[Start]
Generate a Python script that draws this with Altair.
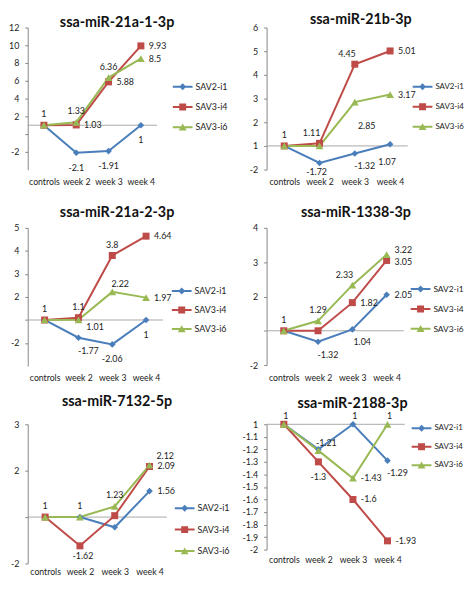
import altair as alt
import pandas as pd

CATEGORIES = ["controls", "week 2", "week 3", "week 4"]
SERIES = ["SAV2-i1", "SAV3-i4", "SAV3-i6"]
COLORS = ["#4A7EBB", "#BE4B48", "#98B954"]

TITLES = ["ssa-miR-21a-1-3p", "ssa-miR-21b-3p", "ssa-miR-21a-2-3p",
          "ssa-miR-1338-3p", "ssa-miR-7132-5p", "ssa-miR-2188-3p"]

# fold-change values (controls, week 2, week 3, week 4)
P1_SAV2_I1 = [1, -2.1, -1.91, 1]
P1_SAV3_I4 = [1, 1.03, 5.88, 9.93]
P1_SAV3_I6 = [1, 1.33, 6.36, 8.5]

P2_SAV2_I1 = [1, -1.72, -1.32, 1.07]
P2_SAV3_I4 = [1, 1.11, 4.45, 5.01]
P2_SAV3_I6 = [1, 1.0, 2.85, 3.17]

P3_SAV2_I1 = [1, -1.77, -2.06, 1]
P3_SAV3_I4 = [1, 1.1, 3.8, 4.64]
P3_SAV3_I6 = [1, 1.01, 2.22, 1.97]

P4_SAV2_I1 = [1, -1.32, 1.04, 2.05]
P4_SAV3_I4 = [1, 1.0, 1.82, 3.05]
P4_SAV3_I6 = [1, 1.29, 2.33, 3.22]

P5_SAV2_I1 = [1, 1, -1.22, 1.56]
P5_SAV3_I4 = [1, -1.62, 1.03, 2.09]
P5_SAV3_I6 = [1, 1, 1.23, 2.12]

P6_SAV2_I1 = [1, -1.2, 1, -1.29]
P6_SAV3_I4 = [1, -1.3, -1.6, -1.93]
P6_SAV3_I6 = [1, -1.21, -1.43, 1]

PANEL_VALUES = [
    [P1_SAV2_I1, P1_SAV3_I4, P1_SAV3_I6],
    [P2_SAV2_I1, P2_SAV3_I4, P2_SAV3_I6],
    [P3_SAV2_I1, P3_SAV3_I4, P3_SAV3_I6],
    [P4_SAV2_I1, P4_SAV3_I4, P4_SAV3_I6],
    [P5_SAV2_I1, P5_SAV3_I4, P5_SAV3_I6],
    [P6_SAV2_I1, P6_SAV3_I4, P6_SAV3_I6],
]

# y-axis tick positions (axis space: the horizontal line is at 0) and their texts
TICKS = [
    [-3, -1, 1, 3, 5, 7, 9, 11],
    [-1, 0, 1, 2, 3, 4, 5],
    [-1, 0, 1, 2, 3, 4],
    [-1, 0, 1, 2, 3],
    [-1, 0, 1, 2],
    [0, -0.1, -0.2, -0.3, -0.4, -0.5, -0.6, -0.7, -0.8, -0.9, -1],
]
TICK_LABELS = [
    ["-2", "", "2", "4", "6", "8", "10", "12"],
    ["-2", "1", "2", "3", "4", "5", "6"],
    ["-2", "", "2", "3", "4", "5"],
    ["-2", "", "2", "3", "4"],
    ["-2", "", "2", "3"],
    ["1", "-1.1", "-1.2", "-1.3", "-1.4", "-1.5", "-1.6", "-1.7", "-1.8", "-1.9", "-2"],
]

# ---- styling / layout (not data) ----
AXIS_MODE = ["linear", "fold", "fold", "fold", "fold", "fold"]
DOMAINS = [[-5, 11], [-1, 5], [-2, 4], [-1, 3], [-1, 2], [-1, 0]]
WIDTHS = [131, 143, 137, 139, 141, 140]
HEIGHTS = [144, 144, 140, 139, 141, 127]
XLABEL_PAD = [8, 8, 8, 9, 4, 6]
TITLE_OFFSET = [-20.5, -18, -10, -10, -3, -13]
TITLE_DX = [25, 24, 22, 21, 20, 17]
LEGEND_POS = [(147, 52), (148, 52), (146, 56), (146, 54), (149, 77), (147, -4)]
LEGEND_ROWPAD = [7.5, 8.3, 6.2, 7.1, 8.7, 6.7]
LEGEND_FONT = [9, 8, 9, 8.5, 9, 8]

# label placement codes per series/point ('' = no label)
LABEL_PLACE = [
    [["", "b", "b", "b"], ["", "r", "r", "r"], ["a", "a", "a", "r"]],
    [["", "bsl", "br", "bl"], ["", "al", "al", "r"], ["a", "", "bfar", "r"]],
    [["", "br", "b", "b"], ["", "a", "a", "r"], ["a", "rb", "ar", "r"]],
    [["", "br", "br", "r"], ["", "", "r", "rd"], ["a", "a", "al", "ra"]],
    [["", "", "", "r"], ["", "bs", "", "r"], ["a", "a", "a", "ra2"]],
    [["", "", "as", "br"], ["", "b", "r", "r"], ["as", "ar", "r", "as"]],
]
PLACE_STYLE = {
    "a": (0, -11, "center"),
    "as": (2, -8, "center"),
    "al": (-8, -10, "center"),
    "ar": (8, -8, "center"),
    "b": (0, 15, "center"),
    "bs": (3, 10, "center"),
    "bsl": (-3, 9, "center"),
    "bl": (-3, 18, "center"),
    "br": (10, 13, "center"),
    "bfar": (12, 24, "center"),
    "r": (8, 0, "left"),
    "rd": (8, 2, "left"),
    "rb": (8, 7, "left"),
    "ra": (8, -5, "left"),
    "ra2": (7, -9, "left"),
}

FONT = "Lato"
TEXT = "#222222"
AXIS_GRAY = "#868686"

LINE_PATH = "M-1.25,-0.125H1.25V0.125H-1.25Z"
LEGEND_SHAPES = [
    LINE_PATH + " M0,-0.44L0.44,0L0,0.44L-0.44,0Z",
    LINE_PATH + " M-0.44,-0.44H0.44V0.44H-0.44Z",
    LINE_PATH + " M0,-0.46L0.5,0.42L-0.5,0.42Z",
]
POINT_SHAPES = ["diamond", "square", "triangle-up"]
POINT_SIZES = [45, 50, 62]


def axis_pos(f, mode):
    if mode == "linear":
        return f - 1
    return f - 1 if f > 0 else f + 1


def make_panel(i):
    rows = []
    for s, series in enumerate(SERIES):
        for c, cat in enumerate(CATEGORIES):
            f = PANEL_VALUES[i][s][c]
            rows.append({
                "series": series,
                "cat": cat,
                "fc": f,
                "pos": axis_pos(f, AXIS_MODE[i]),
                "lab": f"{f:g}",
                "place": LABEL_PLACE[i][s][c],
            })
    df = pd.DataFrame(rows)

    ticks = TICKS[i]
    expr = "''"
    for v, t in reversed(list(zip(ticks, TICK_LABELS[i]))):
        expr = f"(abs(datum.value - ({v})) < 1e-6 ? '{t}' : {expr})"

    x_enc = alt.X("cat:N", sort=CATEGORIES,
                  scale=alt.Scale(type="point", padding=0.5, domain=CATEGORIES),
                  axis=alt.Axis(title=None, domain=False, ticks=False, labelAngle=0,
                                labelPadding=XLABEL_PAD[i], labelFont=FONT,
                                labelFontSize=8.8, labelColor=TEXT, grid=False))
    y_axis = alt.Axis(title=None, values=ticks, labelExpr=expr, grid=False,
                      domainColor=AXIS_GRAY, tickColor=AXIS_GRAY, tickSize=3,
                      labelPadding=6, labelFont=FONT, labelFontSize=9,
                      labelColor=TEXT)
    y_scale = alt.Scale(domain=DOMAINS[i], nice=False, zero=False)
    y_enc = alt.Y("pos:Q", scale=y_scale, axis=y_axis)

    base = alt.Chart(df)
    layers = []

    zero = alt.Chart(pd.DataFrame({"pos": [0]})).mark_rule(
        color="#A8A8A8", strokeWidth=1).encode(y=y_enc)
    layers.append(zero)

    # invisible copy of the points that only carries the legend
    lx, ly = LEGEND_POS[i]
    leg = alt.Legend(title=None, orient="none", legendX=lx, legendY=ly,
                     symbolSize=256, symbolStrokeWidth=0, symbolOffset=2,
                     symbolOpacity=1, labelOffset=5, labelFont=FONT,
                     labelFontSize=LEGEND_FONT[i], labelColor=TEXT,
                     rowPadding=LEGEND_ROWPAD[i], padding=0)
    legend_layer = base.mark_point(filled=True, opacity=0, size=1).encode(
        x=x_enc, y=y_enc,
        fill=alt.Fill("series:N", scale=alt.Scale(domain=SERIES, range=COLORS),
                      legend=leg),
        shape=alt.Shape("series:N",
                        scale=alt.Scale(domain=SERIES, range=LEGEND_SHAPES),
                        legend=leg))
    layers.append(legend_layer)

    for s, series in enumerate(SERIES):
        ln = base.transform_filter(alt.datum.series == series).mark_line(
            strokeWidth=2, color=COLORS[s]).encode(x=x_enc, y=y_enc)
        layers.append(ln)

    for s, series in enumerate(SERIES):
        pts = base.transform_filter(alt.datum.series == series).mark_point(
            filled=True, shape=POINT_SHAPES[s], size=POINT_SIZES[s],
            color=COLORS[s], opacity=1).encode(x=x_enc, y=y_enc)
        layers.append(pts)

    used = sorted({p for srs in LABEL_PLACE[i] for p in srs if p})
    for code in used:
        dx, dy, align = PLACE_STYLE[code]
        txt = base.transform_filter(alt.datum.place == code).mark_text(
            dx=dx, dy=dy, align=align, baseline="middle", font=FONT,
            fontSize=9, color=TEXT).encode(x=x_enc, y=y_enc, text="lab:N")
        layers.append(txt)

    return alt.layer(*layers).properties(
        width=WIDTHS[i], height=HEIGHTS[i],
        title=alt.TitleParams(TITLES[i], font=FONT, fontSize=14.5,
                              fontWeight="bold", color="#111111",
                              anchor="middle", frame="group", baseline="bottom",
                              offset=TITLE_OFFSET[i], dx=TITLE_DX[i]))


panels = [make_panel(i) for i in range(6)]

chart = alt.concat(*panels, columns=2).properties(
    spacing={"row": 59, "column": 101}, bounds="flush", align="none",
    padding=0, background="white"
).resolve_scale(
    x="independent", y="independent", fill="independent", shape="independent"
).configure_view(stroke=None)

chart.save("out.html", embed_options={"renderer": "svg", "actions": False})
[End]
[Start]
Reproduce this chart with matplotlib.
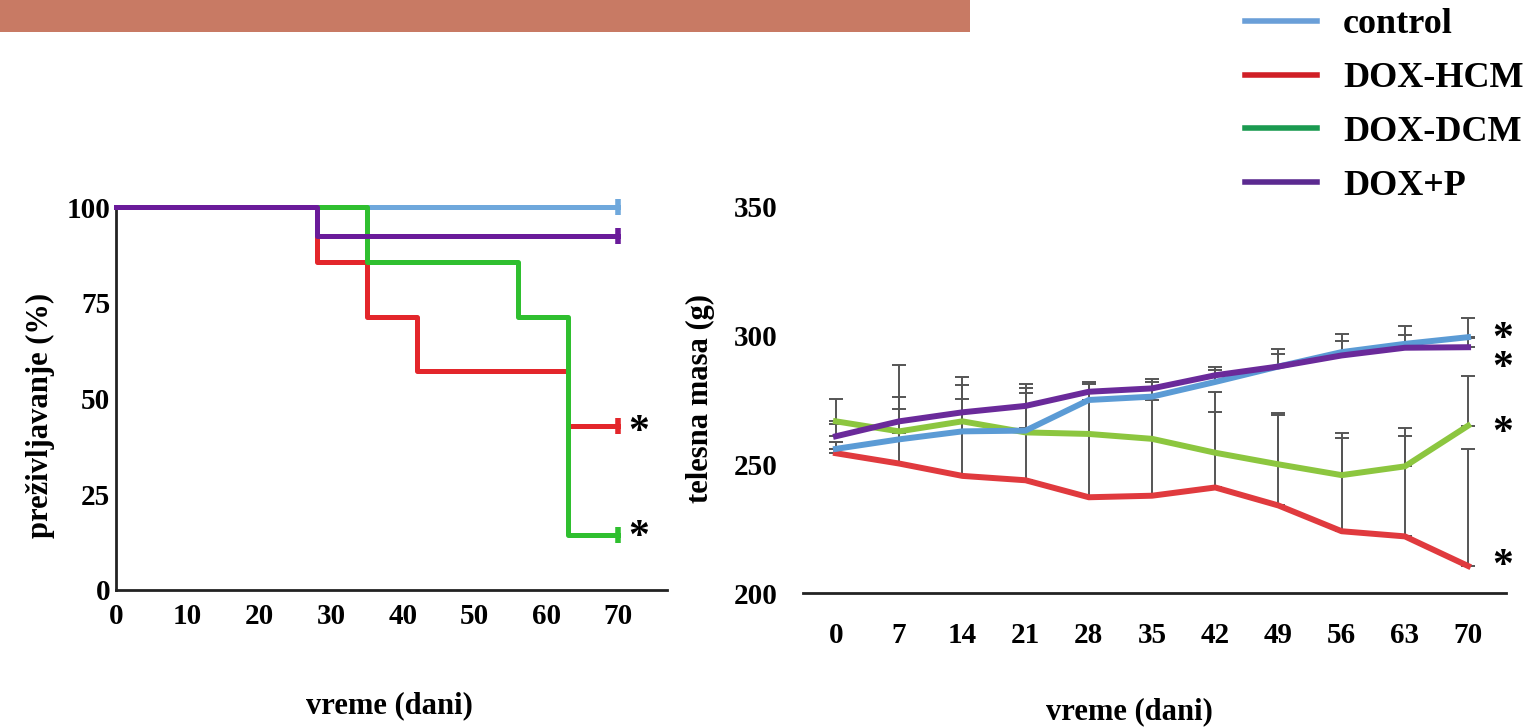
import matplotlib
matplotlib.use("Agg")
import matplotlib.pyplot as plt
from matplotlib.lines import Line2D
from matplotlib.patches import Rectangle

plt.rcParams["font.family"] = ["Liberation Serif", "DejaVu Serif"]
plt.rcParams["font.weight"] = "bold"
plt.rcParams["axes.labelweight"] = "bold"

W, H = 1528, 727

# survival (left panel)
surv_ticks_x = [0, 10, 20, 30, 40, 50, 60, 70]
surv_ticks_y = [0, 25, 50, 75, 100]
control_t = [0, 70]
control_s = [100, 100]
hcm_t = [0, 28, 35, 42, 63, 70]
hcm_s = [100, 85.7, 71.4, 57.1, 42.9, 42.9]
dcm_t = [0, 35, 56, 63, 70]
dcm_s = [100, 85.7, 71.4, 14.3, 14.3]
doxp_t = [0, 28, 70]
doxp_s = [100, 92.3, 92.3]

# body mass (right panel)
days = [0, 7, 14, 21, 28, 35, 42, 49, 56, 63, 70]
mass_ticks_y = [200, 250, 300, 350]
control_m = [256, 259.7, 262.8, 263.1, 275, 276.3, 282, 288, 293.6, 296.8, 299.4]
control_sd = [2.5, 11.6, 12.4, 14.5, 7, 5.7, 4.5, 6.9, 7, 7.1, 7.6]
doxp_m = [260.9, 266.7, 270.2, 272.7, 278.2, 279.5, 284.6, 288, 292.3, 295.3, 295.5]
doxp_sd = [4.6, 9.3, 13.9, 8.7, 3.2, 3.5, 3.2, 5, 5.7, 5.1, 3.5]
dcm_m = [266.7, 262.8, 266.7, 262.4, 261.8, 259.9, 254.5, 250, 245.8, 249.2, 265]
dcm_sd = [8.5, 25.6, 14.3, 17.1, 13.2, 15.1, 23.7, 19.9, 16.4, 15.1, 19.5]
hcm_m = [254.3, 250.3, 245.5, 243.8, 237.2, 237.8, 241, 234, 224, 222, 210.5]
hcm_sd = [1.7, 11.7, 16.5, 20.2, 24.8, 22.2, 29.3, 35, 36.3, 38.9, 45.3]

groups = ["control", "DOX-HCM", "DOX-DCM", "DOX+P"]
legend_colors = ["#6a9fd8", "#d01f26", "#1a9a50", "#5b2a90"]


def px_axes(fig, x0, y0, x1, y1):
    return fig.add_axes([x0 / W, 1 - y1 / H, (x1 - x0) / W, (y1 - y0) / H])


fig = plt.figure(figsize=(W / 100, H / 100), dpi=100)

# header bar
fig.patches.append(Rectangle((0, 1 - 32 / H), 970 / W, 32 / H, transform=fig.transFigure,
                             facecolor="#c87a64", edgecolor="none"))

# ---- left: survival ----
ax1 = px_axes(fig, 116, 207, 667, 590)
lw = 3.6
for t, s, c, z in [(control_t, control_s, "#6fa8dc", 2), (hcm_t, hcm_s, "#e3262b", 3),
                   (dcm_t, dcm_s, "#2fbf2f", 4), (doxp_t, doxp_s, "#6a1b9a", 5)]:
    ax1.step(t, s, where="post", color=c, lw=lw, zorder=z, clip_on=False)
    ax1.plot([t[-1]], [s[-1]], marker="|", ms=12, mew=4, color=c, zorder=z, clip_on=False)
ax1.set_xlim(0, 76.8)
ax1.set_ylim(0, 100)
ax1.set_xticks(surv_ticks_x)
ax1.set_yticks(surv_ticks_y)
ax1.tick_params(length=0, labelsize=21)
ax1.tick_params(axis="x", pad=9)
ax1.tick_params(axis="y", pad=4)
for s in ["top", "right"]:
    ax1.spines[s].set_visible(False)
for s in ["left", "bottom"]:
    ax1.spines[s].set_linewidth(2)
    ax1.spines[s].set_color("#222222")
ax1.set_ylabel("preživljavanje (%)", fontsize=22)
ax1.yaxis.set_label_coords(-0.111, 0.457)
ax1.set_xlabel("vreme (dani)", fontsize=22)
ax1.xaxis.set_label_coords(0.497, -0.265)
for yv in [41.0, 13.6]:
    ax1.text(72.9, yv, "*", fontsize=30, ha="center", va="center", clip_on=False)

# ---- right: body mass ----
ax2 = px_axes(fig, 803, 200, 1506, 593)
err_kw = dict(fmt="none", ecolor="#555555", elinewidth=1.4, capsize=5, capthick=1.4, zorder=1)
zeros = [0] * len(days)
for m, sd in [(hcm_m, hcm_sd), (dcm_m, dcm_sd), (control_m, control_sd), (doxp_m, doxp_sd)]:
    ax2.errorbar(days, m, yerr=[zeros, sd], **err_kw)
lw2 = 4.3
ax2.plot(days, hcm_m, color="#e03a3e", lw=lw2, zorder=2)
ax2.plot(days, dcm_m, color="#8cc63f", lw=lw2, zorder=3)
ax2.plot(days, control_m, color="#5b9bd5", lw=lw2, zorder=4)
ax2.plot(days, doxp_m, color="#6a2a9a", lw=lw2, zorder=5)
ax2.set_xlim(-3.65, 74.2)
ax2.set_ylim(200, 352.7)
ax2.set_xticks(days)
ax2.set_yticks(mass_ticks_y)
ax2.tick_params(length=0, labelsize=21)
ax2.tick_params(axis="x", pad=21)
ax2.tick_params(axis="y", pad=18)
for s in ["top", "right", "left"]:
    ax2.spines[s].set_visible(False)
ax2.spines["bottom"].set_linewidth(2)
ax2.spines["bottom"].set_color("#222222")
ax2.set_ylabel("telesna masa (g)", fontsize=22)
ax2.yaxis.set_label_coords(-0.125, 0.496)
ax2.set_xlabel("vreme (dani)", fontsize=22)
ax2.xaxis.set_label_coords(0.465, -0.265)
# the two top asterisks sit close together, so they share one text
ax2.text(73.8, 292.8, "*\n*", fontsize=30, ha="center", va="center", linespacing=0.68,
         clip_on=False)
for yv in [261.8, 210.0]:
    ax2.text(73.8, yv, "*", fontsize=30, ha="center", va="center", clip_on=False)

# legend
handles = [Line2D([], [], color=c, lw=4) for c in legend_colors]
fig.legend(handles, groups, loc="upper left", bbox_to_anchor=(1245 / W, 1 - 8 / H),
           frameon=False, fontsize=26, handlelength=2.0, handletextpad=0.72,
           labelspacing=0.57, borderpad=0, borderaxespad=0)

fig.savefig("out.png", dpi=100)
[End]
Stated exercise ▸ Reproduce the data above exactly, but only the lines from the one showing "Reproduce this chart with matplotlib." through the one showing "W, H = 1528, 727", with both ends kept and the pictures left out.

Full output ▸
Reproduce this chart with matplotlib.
import matplotlib
matplotlib.use("Agg")
import matplotlib.pyplot as plt
from matplotlib.lines import Line2D
from matplotlib.patches import Rectangle

plt.rcParams["font.family"] = ["Liberation Serif", "DejaVu Serif"]
plt.rcParams["font.weight"] = "bold"
plt.rcParams["axes.labelweight"] = "bold"

W, H = 1528, 727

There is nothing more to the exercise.